++++ Collected material

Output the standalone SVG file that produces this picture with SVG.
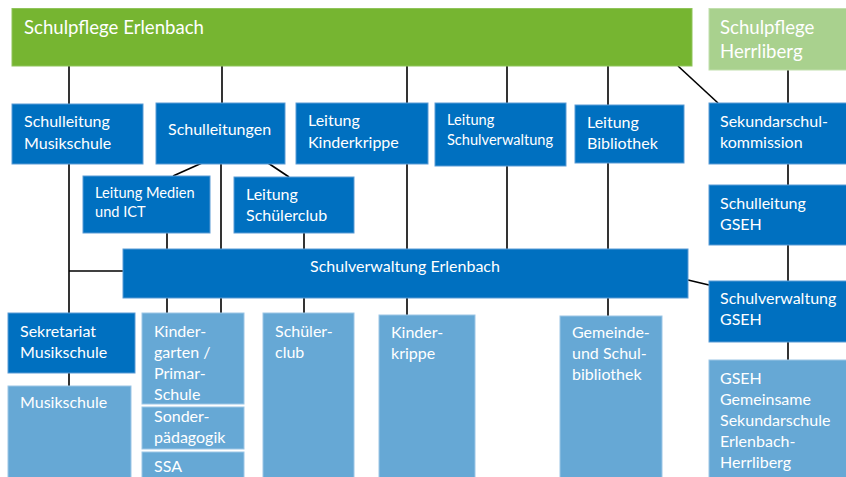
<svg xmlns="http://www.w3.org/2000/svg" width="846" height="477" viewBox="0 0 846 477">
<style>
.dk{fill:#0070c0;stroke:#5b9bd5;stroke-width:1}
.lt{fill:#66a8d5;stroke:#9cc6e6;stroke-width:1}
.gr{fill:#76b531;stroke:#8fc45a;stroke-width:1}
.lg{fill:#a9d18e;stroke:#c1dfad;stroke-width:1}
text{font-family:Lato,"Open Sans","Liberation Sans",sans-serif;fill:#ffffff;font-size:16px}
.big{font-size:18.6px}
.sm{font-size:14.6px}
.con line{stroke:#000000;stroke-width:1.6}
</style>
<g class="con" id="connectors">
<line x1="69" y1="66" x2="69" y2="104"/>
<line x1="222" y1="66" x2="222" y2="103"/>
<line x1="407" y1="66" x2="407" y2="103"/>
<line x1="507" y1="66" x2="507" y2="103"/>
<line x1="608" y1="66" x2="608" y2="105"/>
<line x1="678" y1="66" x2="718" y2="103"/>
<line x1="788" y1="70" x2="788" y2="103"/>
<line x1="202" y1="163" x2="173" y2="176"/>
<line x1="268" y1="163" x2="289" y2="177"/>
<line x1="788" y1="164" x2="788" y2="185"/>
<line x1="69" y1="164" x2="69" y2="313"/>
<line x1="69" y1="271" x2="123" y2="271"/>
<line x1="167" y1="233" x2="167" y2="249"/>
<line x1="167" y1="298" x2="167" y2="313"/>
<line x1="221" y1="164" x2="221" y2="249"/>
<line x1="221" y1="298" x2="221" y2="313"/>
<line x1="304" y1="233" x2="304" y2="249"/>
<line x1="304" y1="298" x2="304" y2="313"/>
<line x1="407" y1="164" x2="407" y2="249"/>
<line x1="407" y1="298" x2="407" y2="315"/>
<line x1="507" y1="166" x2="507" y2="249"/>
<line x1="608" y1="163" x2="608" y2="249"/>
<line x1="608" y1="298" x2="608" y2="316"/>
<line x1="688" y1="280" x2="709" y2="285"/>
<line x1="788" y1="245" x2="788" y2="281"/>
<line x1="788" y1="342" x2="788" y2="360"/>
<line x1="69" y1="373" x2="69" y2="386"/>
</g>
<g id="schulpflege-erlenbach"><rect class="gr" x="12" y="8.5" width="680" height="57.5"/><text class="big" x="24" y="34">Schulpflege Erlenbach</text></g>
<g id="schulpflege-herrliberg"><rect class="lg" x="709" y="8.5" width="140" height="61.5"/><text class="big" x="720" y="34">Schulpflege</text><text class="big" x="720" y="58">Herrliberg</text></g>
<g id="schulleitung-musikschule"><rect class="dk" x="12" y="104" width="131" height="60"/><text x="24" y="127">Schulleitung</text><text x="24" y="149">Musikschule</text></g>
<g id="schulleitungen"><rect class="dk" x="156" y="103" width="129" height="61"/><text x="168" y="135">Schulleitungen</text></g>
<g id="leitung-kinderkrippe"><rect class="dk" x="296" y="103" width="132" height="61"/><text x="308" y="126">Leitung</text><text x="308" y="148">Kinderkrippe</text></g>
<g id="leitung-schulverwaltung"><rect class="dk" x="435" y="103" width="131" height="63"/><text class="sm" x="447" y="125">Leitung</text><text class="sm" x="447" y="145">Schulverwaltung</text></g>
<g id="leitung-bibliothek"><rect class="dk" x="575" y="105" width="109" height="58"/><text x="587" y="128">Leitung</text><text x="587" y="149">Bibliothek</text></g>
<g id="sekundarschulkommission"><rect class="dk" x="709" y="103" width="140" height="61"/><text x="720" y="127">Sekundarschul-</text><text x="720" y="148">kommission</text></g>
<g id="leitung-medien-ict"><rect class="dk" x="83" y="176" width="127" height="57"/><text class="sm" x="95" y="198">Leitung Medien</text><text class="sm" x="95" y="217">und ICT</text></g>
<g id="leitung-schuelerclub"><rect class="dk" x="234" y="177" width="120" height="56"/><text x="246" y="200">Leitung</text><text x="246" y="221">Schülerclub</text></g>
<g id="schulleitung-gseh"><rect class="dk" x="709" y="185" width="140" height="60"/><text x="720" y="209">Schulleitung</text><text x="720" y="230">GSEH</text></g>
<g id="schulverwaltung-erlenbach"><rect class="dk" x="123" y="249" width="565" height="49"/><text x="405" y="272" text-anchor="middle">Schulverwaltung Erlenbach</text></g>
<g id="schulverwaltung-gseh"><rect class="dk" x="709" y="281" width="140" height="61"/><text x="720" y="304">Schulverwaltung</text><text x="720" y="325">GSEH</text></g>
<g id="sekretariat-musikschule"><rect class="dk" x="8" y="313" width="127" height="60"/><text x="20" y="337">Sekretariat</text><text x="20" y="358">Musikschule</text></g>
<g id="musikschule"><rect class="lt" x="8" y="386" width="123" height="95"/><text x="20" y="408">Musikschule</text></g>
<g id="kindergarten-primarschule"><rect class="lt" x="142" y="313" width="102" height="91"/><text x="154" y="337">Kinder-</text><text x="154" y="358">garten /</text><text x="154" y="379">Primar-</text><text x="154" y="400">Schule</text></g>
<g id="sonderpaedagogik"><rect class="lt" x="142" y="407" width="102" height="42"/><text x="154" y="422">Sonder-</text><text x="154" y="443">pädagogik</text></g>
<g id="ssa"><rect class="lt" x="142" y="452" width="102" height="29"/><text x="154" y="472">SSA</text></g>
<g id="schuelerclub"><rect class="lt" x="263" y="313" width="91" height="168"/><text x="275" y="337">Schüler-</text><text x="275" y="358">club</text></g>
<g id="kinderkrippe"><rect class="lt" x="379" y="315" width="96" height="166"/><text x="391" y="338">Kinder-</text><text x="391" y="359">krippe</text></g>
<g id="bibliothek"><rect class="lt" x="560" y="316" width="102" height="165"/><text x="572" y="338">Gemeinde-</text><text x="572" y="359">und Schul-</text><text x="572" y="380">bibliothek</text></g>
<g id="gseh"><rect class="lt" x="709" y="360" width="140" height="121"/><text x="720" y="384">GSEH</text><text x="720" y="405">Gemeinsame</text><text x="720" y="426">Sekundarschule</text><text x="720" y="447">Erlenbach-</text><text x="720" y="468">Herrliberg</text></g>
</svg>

++++++++

### Directive
Each line of the data is to be duplicated exactly; pictures stay out of the copy.

### Exercise solution
Output the standalone SVG file that produces this picture with SVG.
<svg xmlns="http://www.w3.org/2000/svg" width="846" height="477" viewBox="0 0 846 477">
<style>
.dk{fill:#0070c0;stroke:#5b9bd5;stroke-width:1}
.lt{fill:#66a8d5;stroke:#9cc6e6;stroke-width:1}
.gr{fill:#76b531;stroke:#8fc45a;stroke-width:1}
.lg{fill:#a9d18e;stroke:#c1dfad;stroke-width:1}
text{font-family:Lato,"Open Sans","Liberation Sans",sans-serif;fill:#ffffff;font-size:16px}
.big{font-size:18.6px}
.sm{font-size:14.6px}
.con line{stroke:#000000;stroke-width:1.6}
</style>
<g class="con" id="connectors">
<line x1="69" y1="66" x2="69" y2="104"/>
<line x1="222" y1="66" x2="222" y2="103"/>
<line x1="407" y1="66" x2="407" y2="103"/>
<line x1="507" y1="66" x2="507" y2="103"/>
<line x1="608" y1="66" x2="608" y2="105"/>
<line x1="678" y1="66" x2="718" y2="103"/>
<line x1="788" y1="70" x2="788" y2="103"/>
<line x1="202" y1="163" x2="173" y2="176"/>
<line x1="268" y1="163" x2="289" y2="177"/>
<line x1="788" y1="164" x2="788" y2="185"/>
<line x1="69" y1="164" x2="69" y2="313"/>
<line x1="69" y1="271" x2="123" y2="271"/>
<line x1="167" y1="233" x2="167" y2="249"/>
<line x1="167" y1="298" x2="167" y2="313"/>
<line x1="221" y1="164" x2="221" y2="249"/>
<line x1="221" y1="298" x2="221" y2="313"/>
<line x1="304" y1="233" x2="304" y2="249"/>
<line x1="304" y1="298" x2="304" y2="313"/>
<line x1="407" y1="164" x2="407" y2="249"/>
<line x1="407" y1="298" x2="407" y2="315"/>
<line x1="507" y1="166" x2="507" y2="249"/>
<line x1="608" y1="163" x2="608" y2="249"/>
<line x1="608" y1="298" x2="608" y2="316"/>
<line x1="688" y1="280" x2="709" y2="285"/>
<line x1="788" y1="245" x2="788" y2="281"/>
<line x1="788" y1="342" x2="788" y2="360"/>
<line x1="69" y1="373" x2="69" y2="386"/>
</g>
<g id="schulpflege-erlenbach"><rect class="gr" x="12" y="8.5" width="680" height="57.5"/><text class="big" x="24" y="34">Schulpflege Erlenbach</text></g>
<g id="schulpflege-herrliberg"><rect class="lg" x="709" y="8.5" width="140" height="61.5"/><text class="big" x="720" y="34">Schulpflege</text><text class="big" x="720" y="58">Herrliberg</text></g>
<g id="schulleitung-musikschule"><rect class="dk" x="12" y="104" width="131" height="60"/><text x="24" y="127">Schulleitung</text><text x="24" y="149">Musikschule</text></g>
<g id="schulleitungen"><rect class="dk" x="156" y="103" width="129" height="61"/><text x="168" y="135">Schulleitungen</text></g>
<g id="leitung-kinderkrippe"><rect class="dk" x="296" y="103" width="132" height="61"/><text x="308" y="126">Leitung</text><text x="308" y="148">Kinderkrippe</text></g>
<g id="leitung-schulverwaltung"><rect class="dk" x="435" y="103" width="131" height="63"/><text class="sm" x="447" y="125">Leitung</text><text class="sm" x="447" y="145">Schulverwaltung</text></g>
<g id="leitung-bibliothek"><rect class="dk" x="575" y="105" width="109" height="58"/><text x="587" y="128">Leitung</text><text x="587" y="149">Bibliothek</text></g>
<g id="sekundarschulkommission"><rect class="dk" x="709" y="103" width="140" height="61"/><text x="720" y="127">Sekundarschul-</text><text x="720" y="148">kommission</text></g>
<g id="leitung-medien-ict"><rect class="dk" x="83" y="176" width="127" height="57"/><text class="sm" x="95" y="198">Leitung Medien</text><text class="sm" x="95" y="217">und ICT</text></g>
<g id="leitung-schuelerclub"><rect class="dk" x="234" y="177" width="120" height="56"/><text x="246" y="200">Leitung</text><text x="246" y="221">Schülerclub</text></g>
<g id="schulleitung-gseh"><rect class="dk" x="709" y="185" width="140" height="60"/><text x="720" y="209">Schulleitung</text><text x="720" y="230">GSEH</text></g>
<g id="schulverwaltung-erlenbach"><rect class="dk" x="123" y="249" width="565" height="49"/><text x="405" y="272" text-anchor="middle">Schulverwaltung Erlenbach</text></g>
<g id="schulverwaltung-gseh"><rect class="dk" x="709" y="281" width="140" height="61"/><text x="720" y="304">Schulverwaltung</text><text x="720" y="325">GSEH</text></g>
<g id="sekretariat-musikschule"><rect class="dk" x="8" y="313" width="127" height="60"/><text x="20" y="337">Sekretariat</text><text x="20" y="358">Musikschule</text></g>
<g id="musikschule"><rect class="lt" x="8" y="386" width="123" height="95"/><text x="20" y="408">Musikschule</text></g>
<g id="kindergarten-primarschule"><rect class="lt" x="142" y="313" width="102" height="91"/><text x="154" y="337">Kinder-</text><text x="154" y="358">garten /</text><text x="154" y="379">Primar-</text><text x="154" y="400">Schule</text></g>
<g id="sonderpaedagogik"><rect class="lt" x="142" y="407" width="102" height="42"/><text x="154" y="422">Sonder-</text><text x="154" y="443">pädagogik</text></g>
<g id="ssa"><rect class="lt" x="142" y="452" width="102" height="29"/><text x="154" y="472">SSA</text></g>
<g id="schuelerclub"><rect class="lt" x="263" y="313" width="91" height="168"/><text x="275" y="337">Schüler-</text><text x="275" y="358">club</text></g>
<g id="kinderkrippe"><rect class="lt" x="379" y="315" width="96" height="166"/><text x="391" y="338">Kinder-</text><text x="391" y="359">krippe</text></g>
<g id="bibliothek"><rect class="lt" x="560" y="316" width="102" height="165"/><text x="572" y="338">Gemeinde-</text><text x="572" y="359">und Schul-</text><text x="572" y="380">bibliothek</text></g>
<g id="gseh"><rect class="lt" x="709" y="360" width="140" height="121"/><text x="720" y="384">GSEH</text><text x="720" y="405">Gemeinsame</text><text x="720" y="426">Sekundarschule</text><text x="720" y="447">Erlenbach-</text><text x="720" y="468">Herrliberg</text></g>
</svg>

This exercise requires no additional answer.